* Start *

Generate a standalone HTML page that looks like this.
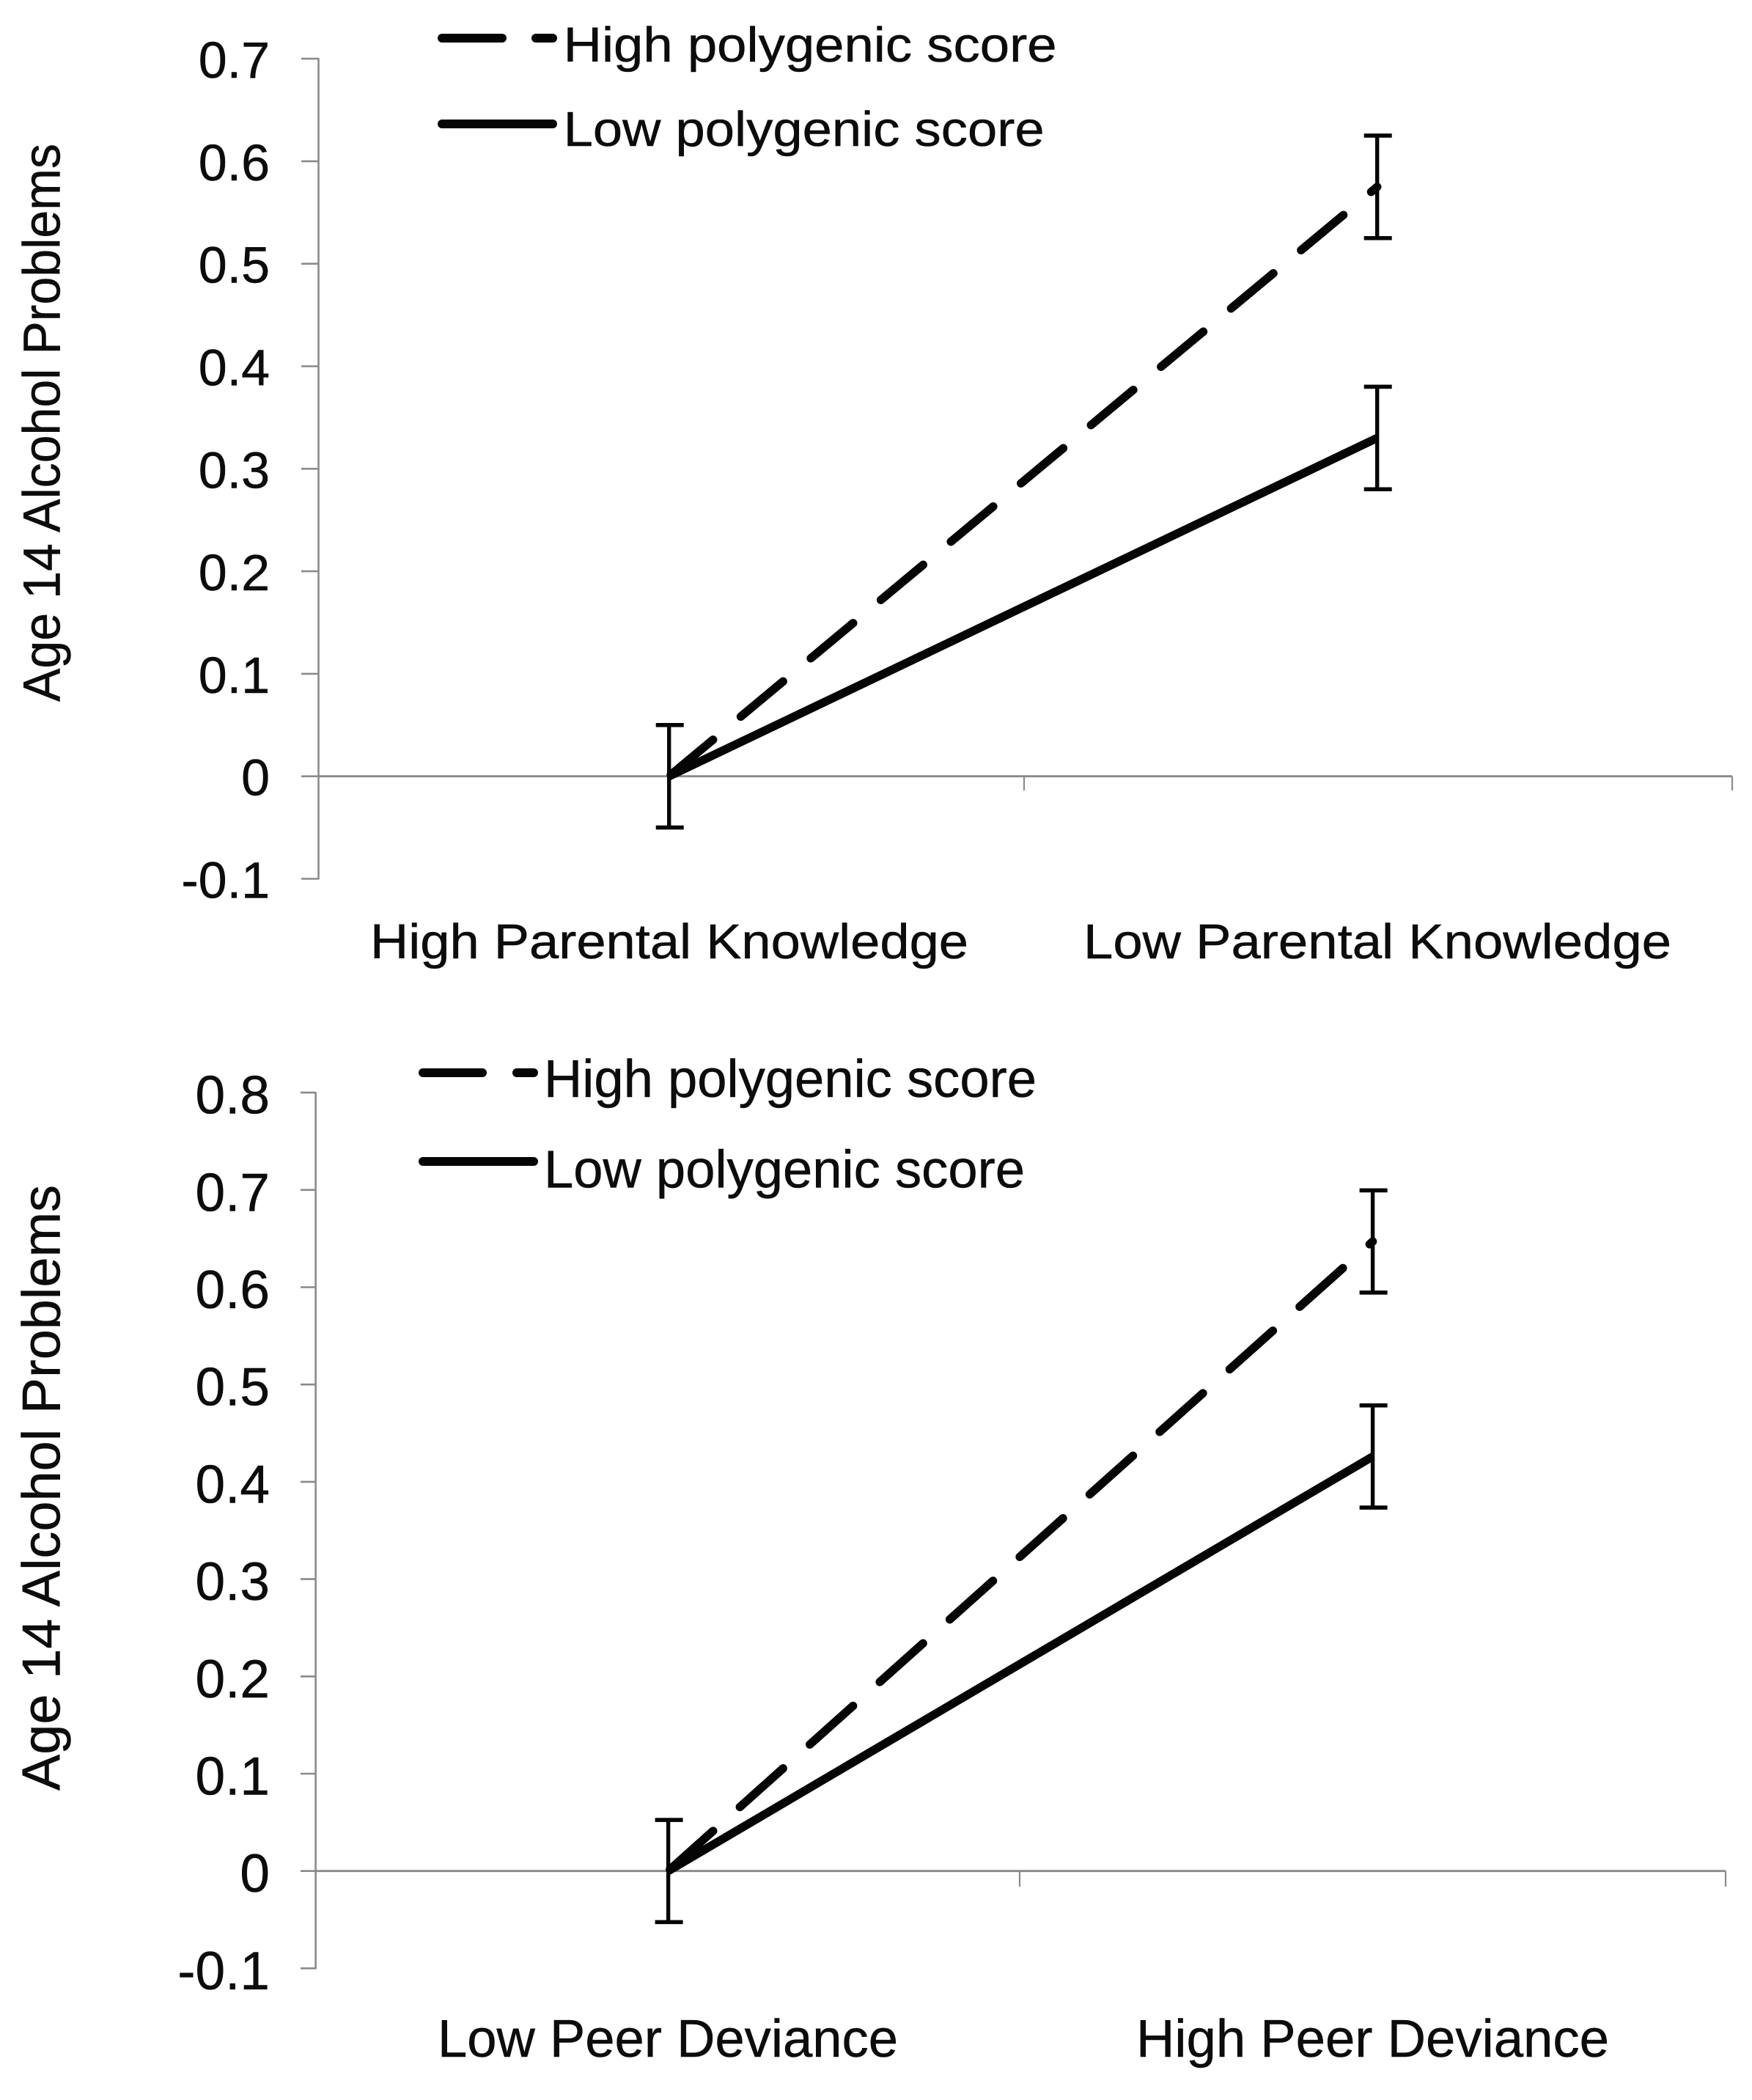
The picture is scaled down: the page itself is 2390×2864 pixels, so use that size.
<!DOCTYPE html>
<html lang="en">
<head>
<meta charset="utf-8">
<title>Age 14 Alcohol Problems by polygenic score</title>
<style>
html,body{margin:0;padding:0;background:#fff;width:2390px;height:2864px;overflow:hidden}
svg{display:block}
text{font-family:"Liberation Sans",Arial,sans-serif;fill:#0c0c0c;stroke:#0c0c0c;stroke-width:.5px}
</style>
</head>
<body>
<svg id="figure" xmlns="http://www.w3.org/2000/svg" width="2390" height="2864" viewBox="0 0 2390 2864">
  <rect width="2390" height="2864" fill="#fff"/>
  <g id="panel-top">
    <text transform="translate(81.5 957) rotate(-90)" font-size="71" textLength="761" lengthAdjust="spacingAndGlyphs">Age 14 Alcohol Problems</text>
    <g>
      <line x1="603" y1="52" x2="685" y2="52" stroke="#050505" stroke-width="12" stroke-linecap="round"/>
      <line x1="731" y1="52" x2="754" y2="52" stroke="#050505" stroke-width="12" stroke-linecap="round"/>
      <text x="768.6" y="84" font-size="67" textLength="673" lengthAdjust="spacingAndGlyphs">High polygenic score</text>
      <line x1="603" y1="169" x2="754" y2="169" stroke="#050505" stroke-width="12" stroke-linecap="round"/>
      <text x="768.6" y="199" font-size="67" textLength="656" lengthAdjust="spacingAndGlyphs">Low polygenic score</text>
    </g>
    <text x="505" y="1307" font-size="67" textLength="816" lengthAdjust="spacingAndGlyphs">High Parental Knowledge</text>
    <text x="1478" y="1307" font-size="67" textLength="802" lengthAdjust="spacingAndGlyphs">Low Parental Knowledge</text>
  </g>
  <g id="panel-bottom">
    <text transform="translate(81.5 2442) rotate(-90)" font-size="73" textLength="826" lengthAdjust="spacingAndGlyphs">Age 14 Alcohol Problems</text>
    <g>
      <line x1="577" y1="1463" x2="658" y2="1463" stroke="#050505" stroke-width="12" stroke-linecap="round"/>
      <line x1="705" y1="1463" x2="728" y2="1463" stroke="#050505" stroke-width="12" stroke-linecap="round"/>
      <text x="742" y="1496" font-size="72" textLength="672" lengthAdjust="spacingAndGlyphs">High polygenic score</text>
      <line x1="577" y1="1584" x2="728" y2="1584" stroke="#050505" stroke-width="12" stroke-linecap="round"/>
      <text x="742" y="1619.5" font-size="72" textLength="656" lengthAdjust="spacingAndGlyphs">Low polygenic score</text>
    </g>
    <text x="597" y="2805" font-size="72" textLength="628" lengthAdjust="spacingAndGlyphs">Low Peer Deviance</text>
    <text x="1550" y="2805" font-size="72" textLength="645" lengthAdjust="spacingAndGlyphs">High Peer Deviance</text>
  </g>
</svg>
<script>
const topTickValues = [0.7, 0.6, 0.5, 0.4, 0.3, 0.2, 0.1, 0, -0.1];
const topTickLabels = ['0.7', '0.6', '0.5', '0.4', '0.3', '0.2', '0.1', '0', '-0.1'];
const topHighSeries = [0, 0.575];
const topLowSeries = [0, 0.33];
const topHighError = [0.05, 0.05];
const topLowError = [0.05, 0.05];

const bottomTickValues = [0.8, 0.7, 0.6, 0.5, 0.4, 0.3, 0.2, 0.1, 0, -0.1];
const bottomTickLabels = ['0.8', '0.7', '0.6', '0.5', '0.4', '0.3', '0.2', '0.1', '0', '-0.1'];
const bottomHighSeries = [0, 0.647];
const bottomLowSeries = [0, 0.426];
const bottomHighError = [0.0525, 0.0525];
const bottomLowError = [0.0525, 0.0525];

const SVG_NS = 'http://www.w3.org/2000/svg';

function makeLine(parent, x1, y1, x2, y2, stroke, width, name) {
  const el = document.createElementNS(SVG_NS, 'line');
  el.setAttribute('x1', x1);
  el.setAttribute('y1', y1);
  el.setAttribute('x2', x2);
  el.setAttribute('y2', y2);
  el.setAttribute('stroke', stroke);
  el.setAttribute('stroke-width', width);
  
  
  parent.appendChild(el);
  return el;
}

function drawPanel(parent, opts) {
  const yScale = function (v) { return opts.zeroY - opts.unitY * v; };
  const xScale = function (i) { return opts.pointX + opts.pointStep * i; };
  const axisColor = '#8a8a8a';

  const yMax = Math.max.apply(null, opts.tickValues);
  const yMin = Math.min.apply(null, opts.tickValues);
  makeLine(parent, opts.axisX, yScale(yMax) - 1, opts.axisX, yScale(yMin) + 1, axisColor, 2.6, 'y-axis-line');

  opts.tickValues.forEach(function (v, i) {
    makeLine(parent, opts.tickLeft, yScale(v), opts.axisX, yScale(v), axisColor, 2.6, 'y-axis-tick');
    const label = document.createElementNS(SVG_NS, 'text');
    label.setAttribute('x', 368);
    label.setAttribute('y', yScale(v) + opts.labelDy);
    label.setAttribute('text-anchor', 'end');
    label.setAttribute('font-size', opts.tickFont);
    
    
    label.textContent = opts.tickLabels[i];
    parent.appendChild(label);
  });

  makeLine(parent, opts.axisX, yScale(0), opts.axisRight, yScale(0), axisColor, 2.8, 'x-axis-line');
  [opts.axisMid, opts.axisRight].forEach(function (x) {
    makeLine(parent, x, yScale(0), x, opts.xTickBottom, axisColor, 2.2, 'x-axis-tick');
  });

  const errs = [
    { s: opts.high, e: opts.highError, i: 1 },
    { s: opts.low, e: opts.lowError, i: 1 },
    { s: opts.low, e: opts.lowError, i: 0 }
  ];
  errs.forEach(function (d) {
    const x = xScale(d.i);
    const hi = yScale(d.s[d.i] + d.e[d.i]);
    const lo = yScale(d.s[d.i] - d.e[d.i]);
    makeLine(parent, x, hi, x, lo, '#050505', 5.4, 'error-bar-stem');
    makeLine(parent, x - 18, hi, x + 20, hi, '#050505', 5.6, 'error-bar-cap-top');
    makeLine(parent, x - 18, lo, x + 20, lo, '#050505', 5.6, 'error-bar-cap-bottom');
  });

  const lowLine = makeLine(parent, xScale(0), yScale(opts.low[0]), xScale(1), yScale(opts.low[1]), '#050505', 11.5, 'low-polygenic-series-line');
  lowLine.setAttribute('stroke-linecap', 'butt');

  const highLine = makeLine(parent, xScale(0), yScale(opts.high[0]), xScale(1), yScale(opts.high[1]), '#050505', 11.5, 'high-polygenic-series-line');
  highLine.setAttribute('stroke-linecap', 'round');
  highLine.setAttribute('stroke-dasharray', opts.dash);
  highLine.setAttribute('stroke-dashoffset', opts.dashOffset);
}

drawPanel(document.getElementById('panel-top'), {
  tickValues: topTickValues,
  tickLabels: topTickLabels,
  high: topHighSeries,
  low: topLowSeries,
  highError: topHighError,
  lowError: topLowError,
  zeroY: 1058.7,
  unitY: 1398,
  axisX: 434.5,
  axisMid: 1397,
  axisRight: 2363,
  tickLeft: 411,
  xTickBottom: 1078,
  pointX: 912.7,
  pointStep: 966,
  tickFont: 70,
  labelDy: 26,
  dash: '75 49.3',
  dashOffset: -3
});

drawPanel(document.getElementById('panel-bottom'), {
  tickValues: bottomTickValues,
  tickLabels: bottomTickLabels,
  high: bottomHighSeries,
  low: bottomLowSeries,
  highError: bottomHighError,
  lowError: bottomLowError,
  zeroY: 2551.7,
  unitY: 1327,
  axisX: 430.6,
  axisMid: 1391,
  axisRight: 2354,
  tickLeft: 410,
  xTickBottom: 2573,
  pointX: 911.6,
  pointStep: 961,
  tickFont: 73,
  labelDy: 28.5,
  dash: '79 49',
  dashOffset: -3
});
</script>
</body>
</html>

* End *

Given request: List the lines that contain the word "page".

Task result:
Generate a standalone HTML page that looks like this.
The picture is scaled down: the page itself is 2390×2864 pixels, so use that size.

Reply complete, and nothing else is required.